Another project I had on my Spring to-do list was to give my plastic Step 2 playhouse a makeover. It was starting to get a little faded looking but it’s still in great shape…and I’m not going to lie, I was sick of the beige and red paint!
I did a little Pinterest research to see how other people had tackled the job. I read a few times to use a primer first and to be patient and let the paint dry for 24 hours before painting another coat.
The first thing I did was to take the playhouse apart. It was really simple, just a few screws held it together.
I cleaned every nook and cranny really well, the paint won’t adhere to it if it’s dirty.
Pick Paint Colors
My goal was to make it look like a little beachy cottage. I went with white/ teal/ light gray as my color scheme.
PLAYHOUSE SPRAY PAINT COLORS
spray paint used for playhouse makeover
- 4 cans Rust-oleum “Blossom White” in satin finish- house
- 1 can Krylon Fusion “Matte Glacier Gray”- roof and sink
- 1 can Rust-oleum “Vintage Teal” in satin finish- door and shutters
- 1 can Rust-oleum “Metallic Aluminum”- grill, faucet, doorbell
- 2 cans Rust-oleum White Primer
- 2 cans Rust-oleum Satin Clear Protective Finish
***UPDATE: AFTER 3 MONTHS THE RUST-OLEUM PAINTS ARE HOLDING UP GREAT…BUT THE KRYLON PAINT ON THE ROOF IS PEELING BADLY.***
I put down a huge tarp to work on so I could move from section to section.
My Step 2 playhouse has a floor that looks like wood that I wanted to keep so I covered it with newspaper and taped it in place with blue painter’s tape.
I also reattached the walls of the playhouse after I was done cleaning them thoroughly to make the painting task easier.
The first step was to coat everything with the white primer.
The plastic on the door and shutters of this playhouse are a smoother texture than the rest of the house and I gave them two coats of primer.
Looking back at my playhouse makeover project I probably wouldn’t have taken off the shutters…they were such a pain to get back in afterward!!
I actually ended up using a box cutter to cut a little more room on the opening and let the shutters sit in the hot sun to get a little more flexible. I had to touch up the spray paint a little afterward because I was a little too aggressive!
My advice would be to leave them on and cover that side of the playhouse with newspaper and spray the shutters in place, then cover the shutters in paper and do the rest of the playhouse.
The top section of the playhouse was still a slightly different shade from the bottom…even after the 3rd coat of white just to the top.
I was surprised because the bottom was so much darker than the top. It’s really not that noticeable now that the playhouse is put back together.
Remember to let each coat of paint dry completely; it will help with the durability of the paint.
After the paint was all dry I put the roof and door/shutters back on.
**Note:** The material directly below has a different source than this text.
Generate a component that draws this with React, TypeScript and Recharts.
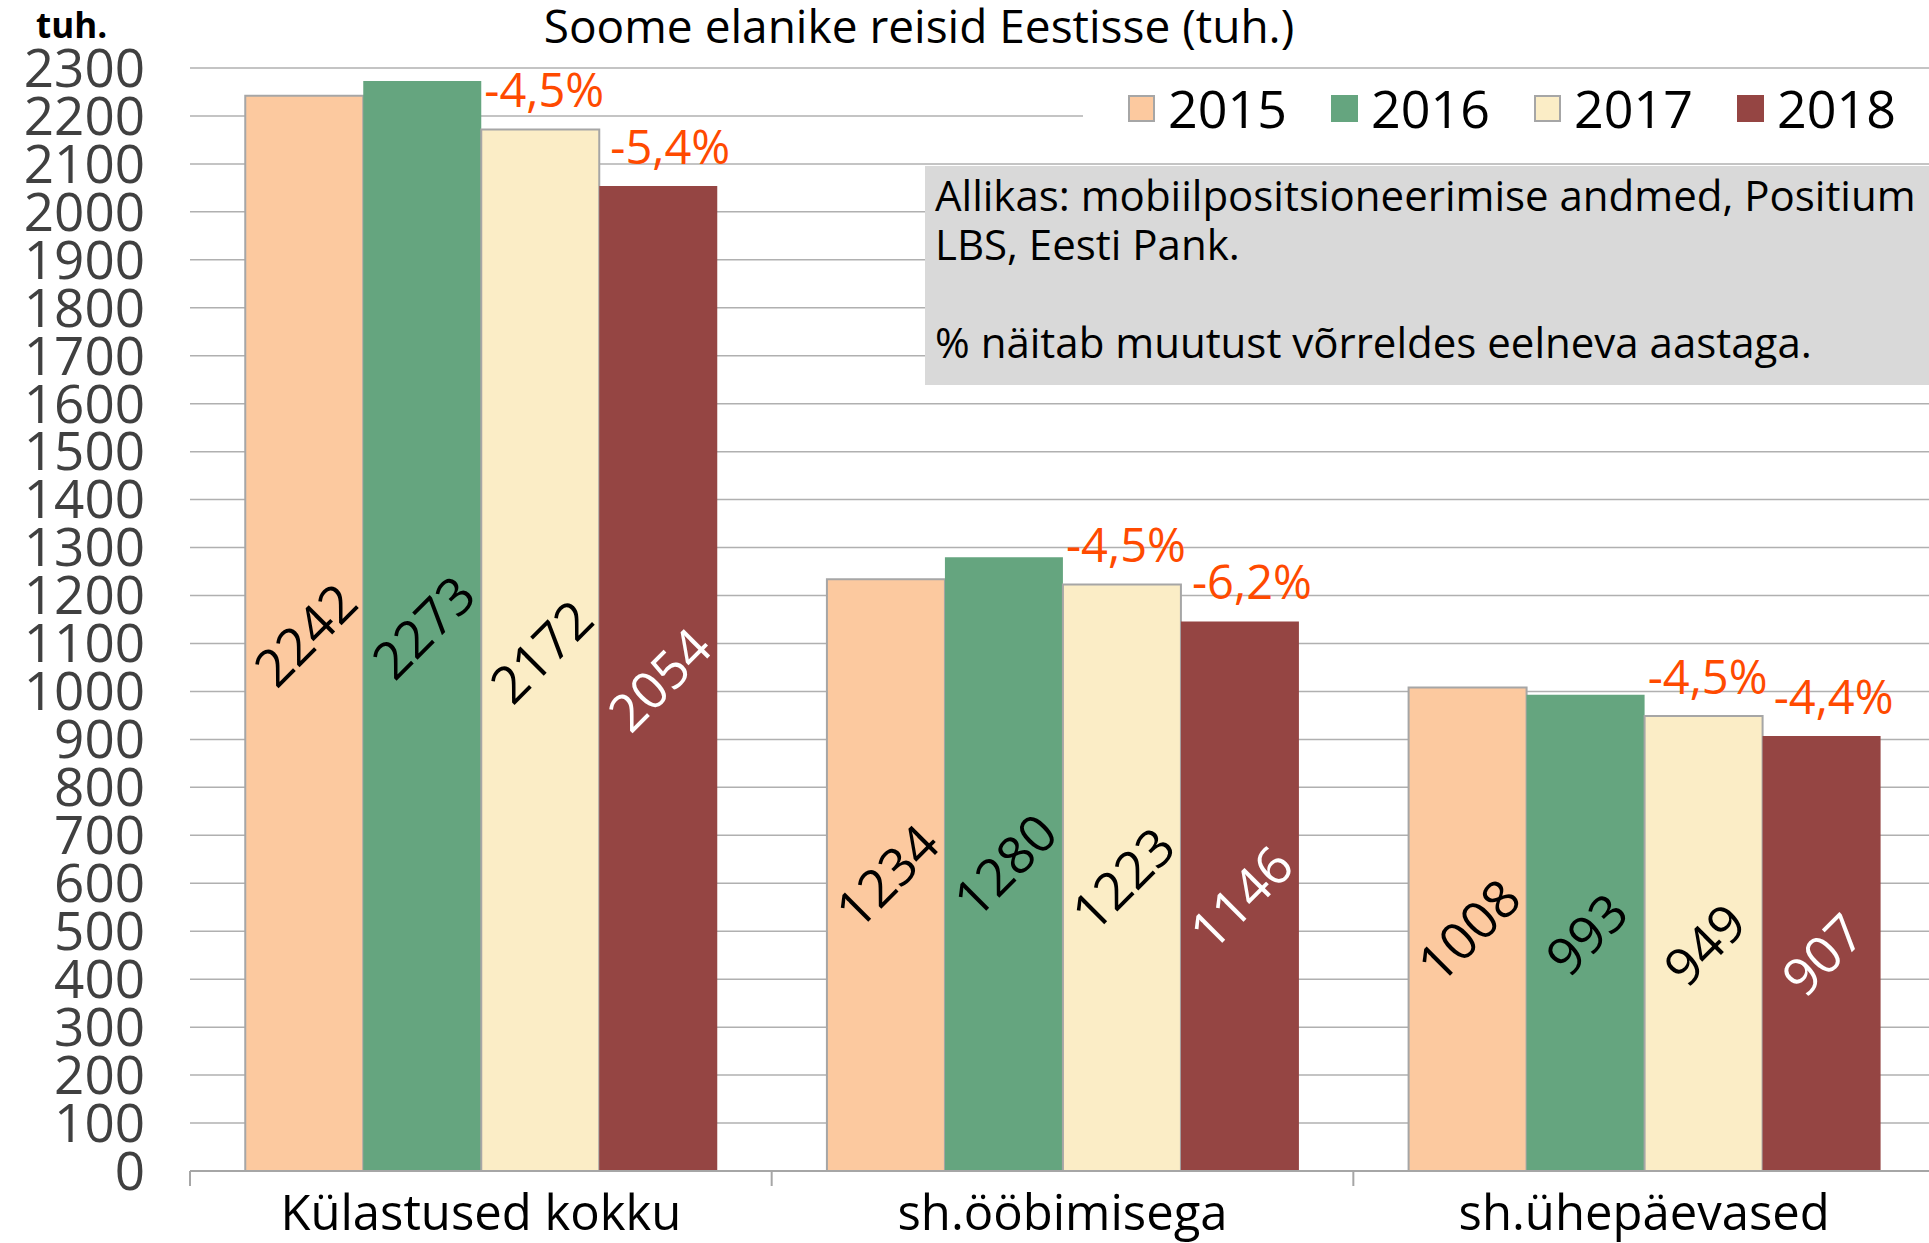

Then I did 2 coats of the clear protective topcoat on all the surfaces.
I found a little Adirondack chair at a local discount store and gave it a coat of the teal paint to match the door and shutters.
I also drilled a couple of holes in the bottom of the “flower box” and added some greenery.
Finished Step2 Playhouse Makeover
I bought the rug at the Dollar Tree last year…I knew it would come in handy someday!
I painted a wooden plaque I had in my craft bin and glued a starfish to it to make the playhouse look beachy. (I attached it to the playhouse using a monkey hook). I love the coastal, beach look in the summertime; you can take a peek at the front porch that I just decorated here.
Doing a makeover to your playhouse is not a one-day project; it’s important to be patient and let the paint dry between coats.
Also, don’t use a plastic tarp for painting, the spray paint will peel off when you try and lift the piece off.
I do love how much better it looks now!